Former missioner Madeleine Richey is returning to Nkokonjeru, Uganda, where she served for a semester in 2014. While there for ten days she is building a protected spring well with the help of her community in Fort Wayne, and her Ugandan family. Madeleine is no longer working for CARITAS For Children, but is working in partnership with them to share stories from Uganda.
I wish I had an answer. I’ve been asked the same question so many times by so many different people, and every time I try to come up with a different answer that does it justice. Nothing quite does. I try to explain about the adventure; different languages and cultures far outside anything you’ll ever encounter in the United States. I try to explain about the landscape; lush African jungle and sweeping grasslands, rolling hills traversed by red dirt roads that give off this intoxicating smell of rich, moist earth. I try to tell them about the people: broad smiles and twinkling eyes, spirited laughter and dancing, kind hearts that reach out in welcome.

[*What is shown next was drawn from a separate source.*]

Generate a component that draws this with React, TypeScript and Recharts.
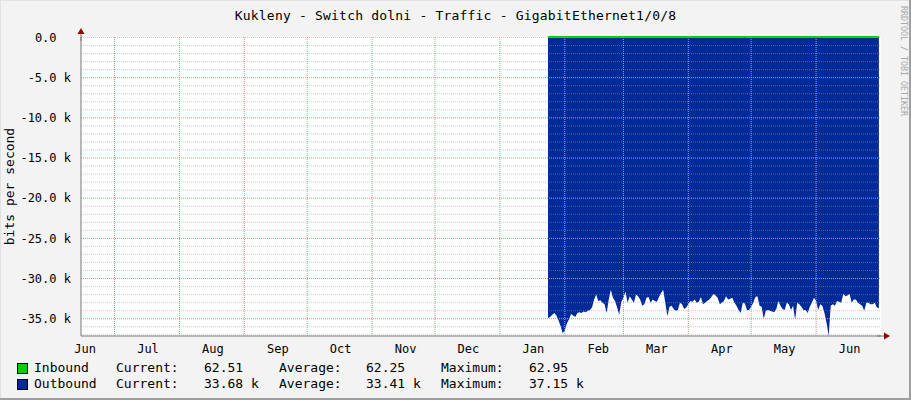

I used to tell people that I just felt “called” to Africa. But that doesn’t do it justice. “Called” doesn’t explain away the feeling that flickers—sometimes roaring sometimes just a cinder from a fire gone cold—that tells you that you want to be there. That you need to be there. Somewhere you’ve never been before. “Called” sounds far more certain than you are that this feeling isn’t wrong, leading you astray. How can you know that you are meant to be somewhere you have never been before?
When I was a child, I used to dream of walking the Great Wall of China, step by step, every brick that had been so valuable lives had been sacrificed in the making of this massive wall the remnants of which still stand so many centuries later. I flipped through picture books and travel diaries of the Amazon rainforest, imagining what it would be like to clamber through that lush jungle and stand on the banks of the muddy brown river that snaked its way through wilderness. Then one day—I don’t remember when or how—it was Africa.

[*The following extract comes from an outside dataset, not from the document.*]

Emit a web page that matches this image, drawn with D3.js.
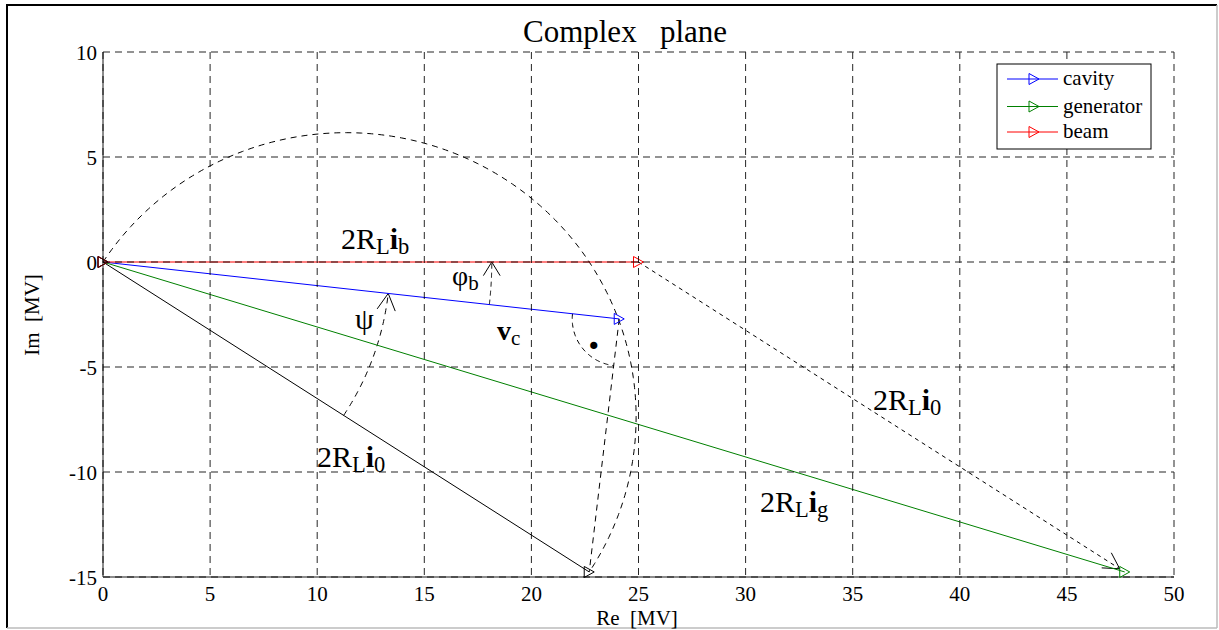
<!DOCTYPE html>
<html><head><meta charset="utf-8">
<script src="https://cdn.jsdelivr.net/npm/d3@7"></script>
<style>body{margin:0;background:#fff} svg{display:block} svg text{font-family:'Liberation Serif','Times New Roman',serif;fill:#000}</style>
</head><body><svg id="c" width="1219" height="630" font-family="Liberation Serif"></svg>
<script>
// ---- data ----
const xTicks = [0, 5, 10, 15, 20, 25, 30, 35, 40, 45, 50];
const yTicks = [-15, -10, -5, 0, 5, 10];
const seriesNames = ["cavity", "generator", "beam"];
const seriesColors = ["#0000ff", "#008000", "#ff0000"];
const seriesEnds = [[24.1, -2.71], [47.7, -14.76], [25, 0]]; // vector tips [Re, Im]
const i0End = [22.7, -14.76];                                   // 2R_L i0 tip
const psiRadius = 13.4;
const phiRadius = 18.15;

// ---- setup ----
const FONT = "'Liberation Serif', 'Times New Roman', serif";
const svg = d3.select("#c");
const x = d3.scaleLinear().domain([0, 50]).range([103, 1174]);
const y = d3.scaleLinear().domain([-15, 10]).range([577, 52]);
const line = d3.line().x(d => x(d[0])).y(d => y(d[1]));
const pline = d3.line();
function txt(g) { return g.append("text").attr("font-family", FONT); }

// outer frame
svg.append("line").attr("x1", 7).attr("y1", 5).attr("x2", 7).attr("y2", 628).attr("stroke", "#000").attr("stroke-width", 2);
svg.append("line").attr("x1", 6).attr("y1", 5).attr("x2", 1217).attr("y2", 5).attr("stroke", "#000").attr("stroke-width", 2);
svg.append("line").attr("x1", 1217).attr("y1", 5).attr("x2", 1217).attr("y2", 628).attr("stroke", "#bbb").attr("stroke-width", 1.5);
svg.append("line").attr("x1", 7).attr("y1", 628).attr("x2", 1217).attr("y2", 628).attr("stroke", "#bbb").attr("stroke-width", 1.5);

// axis base lines (left, bottom)
svg.append("line").attr("x1", x(0)).attr("y1", y(10)).attr("x2", x(0)).attr("y2", y(-15)).attr("stroke", "#666").attr("stroke-width", 1.5);
svg.append("line").attr("x1", x(0)).attr("y1", y(-15)).attr("x2", x(50)).attr("y2", y(-15)).attr("stroke", "#666").attr("stroke-width", 1.5);

function triangle(g, px, py, color) {
  g.append("path")
    .attr("d", `M${px - 5},${py - 5.5}L${px - 5},${py + 5.5}L${px + 5},${py}Z`)
    .attr("fill", "none").attr("stroke", color).attr("stroke-width", 1);
}
function arrowHead(g, tip, ang, len, half) {
  const p1 = [tip[0] - len * Math.cos(ang - half), tip[1] - len * Math.sin(ang - half)];
  const p2 = [tip[0] - len * Math.cos(ang + half), tip[1] - len * Math.sin(ang + half)];
  g.append("path").attr("d", pline([p1, tip, p2])).attr("fill", "none").attr("stroke", "#000").attr("stroke-width", 1);
}

const gData = svg.append("g");

// big dashed semicircle (locus), diameter from origin to i0 tip
{
  const c = [i0End[0] / 2, i0End[1] / 2];
  const R = Math.hypot(c[0], c[1]);
  const a0 = Math.atan2(-c[1], -c[0]);
  const pts = d3.range(0, 181).map(k => {
    const a = a0 - Math.PI * k / 180;
    return [c[0] + R * Math.cos(a), c[1] + R * Math.sin(a)];
  });
  gData.append("path").attr("d", line(pts)).attr("fill", "none").attr("stroke", "#000")
    .attr("stroke-width", 1).attr("stroke-dasharray", "6,5");
}

// dashed line from cavity tip to i0 tip
gData.append("path").attr("d", line([seriesEnds[0], i0End])).attr("fill", "none")
  .attr("stroke", "#000").attr("stroke-width", 1).attr("stroke-dasharray", "6,5");

// right-angle arc at cavity tip
{
  const P = [x(seriesEnds[0][0]), y(seriesEnds[0][1])];
  let a1 = Math.atan2(y(0) - P[1], x(0) - P[0]);
  const a2 = Math.atan2(y(i0End[1]) - P[1], x(i0End[0]) - P[0]);
  if (a2 - a1 > Math.PI) a1 += 2 * Math.PI;
  if (a1 - a2 > Math.PI) a1 -= 2 * Math.PI;
  const r = 47;
  const pts = d3.range(0, 61).map(k => {
    const a = a1 + (a2 - a1) * k / 60;
    return [P[0] + r * Math.cos(a), P[1] + r * Math.sin(a)];
  });
  gData.append("path").attr("d", pline(pts)).attr("fill", "none").attr("stroke", "#000")
    .attr("stroke-width", 1).attr("stroke-dasharray", "5,4");
  txt(svg).attr("x", P[0] - 31).attr("y", P[1] + 30).attr("font-size", 44)
    .attr("font-weight", "bold").text(".");
}

// arc helper around origin (data space)
function originArc(r, aStart, aEnd, dash, len, half) {
  const pts = d3.range(0, 61).map(k => {
    const a = aStart + (aEnd - aStart) * k / 60;
    return [x(r * Math.cos(a)), y(r * Math.sin(a))];
  });
  gData.append("path").attr("d", pline(pts)).attr("fill", "none").attr("stroke", "#000")
    .attr("stroke-width", 1).attr("stroke-dasharray", dash);
  const n = pts.length;
  const ang = Math.atan2(pts[n - 1][1] - pts[n - 3][1], pts[n - 1][0] - pts[n - 3][0]);
  arrowHead(gData, pts[n - 1], ang, len, half);
}
const angI0 = Math.atan2(i0End[1], i0End[0]);
const angCav = Math.atan2(seriesEnds[0][1], seriesEnds[0][0]);
const angBeam = Math.atan2(seriesEnds[2][1], seriesEnds[2][0]);
originArc(psiRadius, angI0, angCav, "6,5", 19, 0.5);
originArc(phiRadius, angCav, angBeam, "5,4", 16, 0.55);

// dotted arrow from beam tip to generator tip
{
  const A = [x(seriesEnds[2][0]), y(seriesEnds[2][1])];
  const B = [x(seriesEnds[1][0]), y(seriesEnds[1][1])];
  const ang = Math.atan2(B[1] - A[1], B[0] - A[0]);
  const T = [B[0] - 6 * Math.cos(ang), B[1] - 6 * Math.sin(ang)];
  gData.append("path").attr("d", pline([A, T])).attr("fill", "none").attr("stroke", "#000")
    .attr("stroke-width", 1).attr("stroke-dasharray", "4,4");
  arrowHead(gData, T, ang, 18, 0.52);
}

// vector lines with triangle markers
seriesEnds.forEach((e, i) => {
  gData.append("path").attr("d", line([[0, 0], e])).attr("fill", "none")
    .attr("stroke", seriesColors[i]).attr("stroke-width", 1);
});
gData.append("path").attr("d", line([[0, 0], i0End])).attr("fill", "none")
  .attr("stroke", "#000").attr("stroke-width", 1);
seriesEnds.forEach((e, i) => {
  triangle(gData, x(0), y(0), seriesColors[i]);
  triangle(gData, x(e[0]), y(e[1]), seriesColors[i]);
});
triangle(gData, x(i0End[0]), y(i0End[1]), "#000");
triangle(gData, x(0), y(0), "#3a0000");

// grid (dashed, on top)
const gGrid = svg.append("g").attr("stroke", "#000").attr("stroke-width", 1).attr("stroke-dasharray", "7,5").attr("opacity", 0.85);
xTicks.forEach(t => gGrid.append("line").attr("x1", x(t)).attr("x2", x(t)).attr("y1", y(10)).attr("y2", y(-15)));
yTicks.forEach(t => gGrid.append("line").attr("x1", x(0)).attr("x2", x(50)).attr("y1", y(t)).attr("y2", y(t)));

// tick labels
xTicks.forEach(t => txt(svg).attr("x", x(t)).attr("y", 601).attr("text-anchor", "middle").attr("font-size", 21).text(t));
yTicks.forEach(t => txt(svg).attr("x", 97).attr("y", y(t) + 8).attr("text-anchor", "end").attr("font-size", 21).text(t));

// axis labels & title
txt(svg).attr("x", 637).attr("y", 625).attr("text-anchor", "middle").attr("font-size", 21)
  .style("white-space", "pre").text("Re  [MV]");
txt(svg).attr("transform", "translate(39,315) rotate(-90)").attr("text-anchor", "middle").attr("font-size", 21)
  .style("white-space", "pre").text("Im  [MV]");
txt(svg).attr("x", 625).attr("y", 42).attr("text-anchor", "middle").attr("font-size", 31)
  .style("white-space", "pre").text("Complex   plane");

// annotation labels
function label(px, py, parts, size) {
  const t = txt(svg).attr("x", px).attr("y", py).attr("font-size", size);
  parts.forEach(p => {
    const s = t.append("tspan").text(p.t);
    if (p.b) s.attr("font-weight", "bold");
    if (p.sub) s.attr("font-size", size * 0.75).attr("dy", 5);
    if (p.up) s.attr("dy", -5);
  });
}
label(341, 249, [{t: "2R"}, {t: "L", sub: 1}, {t: "i", b: 1, up: 1}, {t: "b", sub: 1}], 30);
label(317, 467, [{t: "2R"}, {t: "L", sub: 1}, {t: "i", b: 1, up: 1}, {t: "0", sub: 1}], 30);
label(873, 410, [{t: "2R"}, {t: "L", sub: 1}, {t: "i", b: 1, up: 1}, {t: "0", sub: 1}], 30);
label(760, 512, [{t: "2R"}, {t: "L", sub: 1}, {t: "i", b: 1, up: 1}, {t: "g", sub: 1}], 30);
label(452, 285, [{t: "φ"}, {t: "b", sub: 1}], 28);
label(355, 329, [{t: "ψ"}], 30);
label(497, 340, [{t: "v", b: 1}, {t: "c", sub: 1}], 28);

// legend
const lg = svg.append("g");
lg.append("rect").attr("x", 997).attr("y", 64).attr("width", 154).attr("height", 85)
  .attr("fill", "#fff").attr("stroke", "#000").attr("stroke-width", 1);
const legY = [79, 106.5, 132];
seriesNames.forEach((n, i) => {
  lg.append("line").attr("x1", 1007).attr("x2", 1058).attr("y1", legY[i]).attr("y2", legY[i])
    .attr("stroke", seriesColors[i]).attr("stroke-width", 1);
  triangle(lg, 1034, legY[i], seriesColors[i]);
  txt(lg).attr("x", 1063).attr("y", legY[i] + 6).attr("font-size", 21).text(n);
});
</script></body></html>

Finding a way to Africa isn’t easy. I began working with CARITAS for Children as a volunteer when I was about fourteen, gathering data and compiling it into spreadsheets for outreach. But what I wanted was to go to Africa. I’d trace it on the map and tell my siblings that I was going to Uganda, where CARITAS had a child sponsorship program. Except I didn’t know quite how to pronounce Uganda, so I’d change it just a little bit each time. Was it “Oo-ganda,” or “You-ganda,”? It’s hard to pronounce a name you’ve never heard before. I just knew I wanted to be there.

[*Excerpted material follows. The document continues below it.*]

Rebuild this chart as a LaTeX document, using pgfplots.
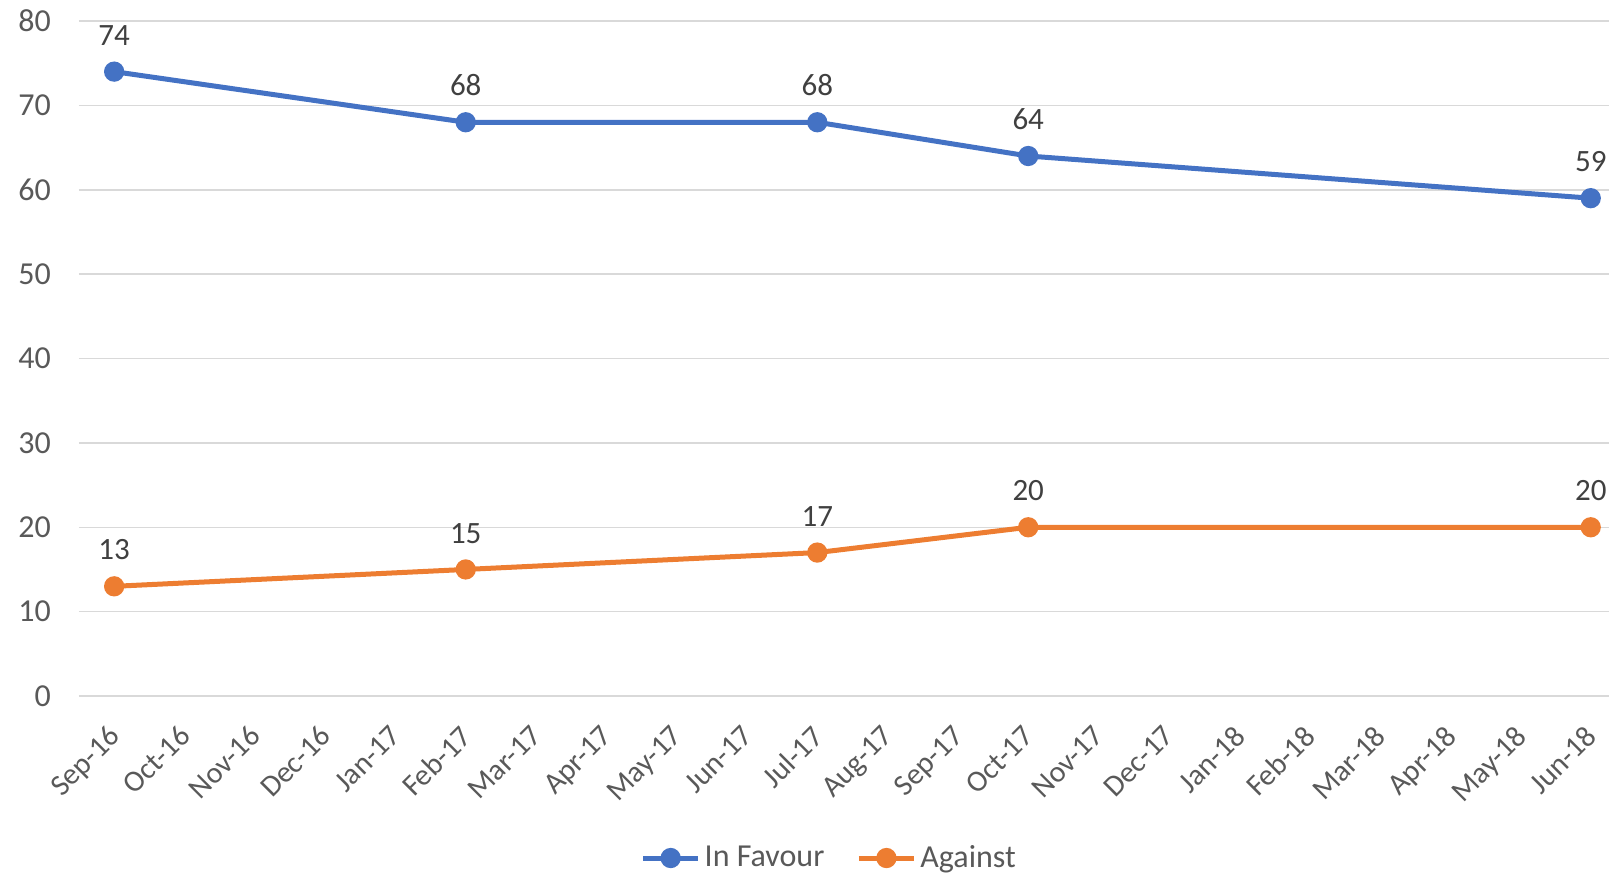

To make a long story short, I can’t tell you what drew me to Africa the first time, but I can tell you what is drawing me back.
People. My people. My family. When I stepped off that plane (the first time I had ever flown) at eighteen, these people welcomed me with open arms. Joseph, who stepped up to teach me and ensure I was safe, just like a father would. Flavia, who I call “mama,” my Ugandan mother who cared for me while I stayed in Uganda—she taught me how to navigate the market, cook on a charcoal stove, even tried to teach me how to do laundry the Ugandan way, traveled with me to some places and spoke Luganda to me so I could learn the words. But mostly she stood beside me, every minute, kind and strong, regardless of what life has thrown her way. There is Prossy, who teaches at Stella Maris, and is like a sister to me. She traveled with me to Kampala, and I am always stunned by her bravery. No matter where we are or what we face, this slight woman stands tall, instructs me to take her hand, and pushes forward. She has the keenest fashion sense of anyone I know, and we once knelt on the floor of her house at midnight as she ironed a dress for me because I couldn’t appear before a skype meeting of CARITAS sponsors in a wrinkled dress. Sr. Carolyne, who I call Sr. Carol, has this kind and prayerful presence. We walked the roads near Nkokonjeru together, visiting schools and families, and everywhere she was greeted with respect and returned it with love and kindness. She works tirelessly to help keep the CARITAS programs running, and taught me to keep going, keep working, even when I’ve tired of the task because the end goal is often not about me at all. Matthew, who drove me back and forth between Nkokonjeru and Mukono, and made it his personal mission to answer every question about Ugandan culture I could ask, and teach me how to live life on Ugandan time because the focus should be on people, not on the clock.
There are so many people in Uganda who became close friends and family, and they are what draws me back. I would go one day, just for the adventure, but I’m going back to Nkokonjeru to be with them.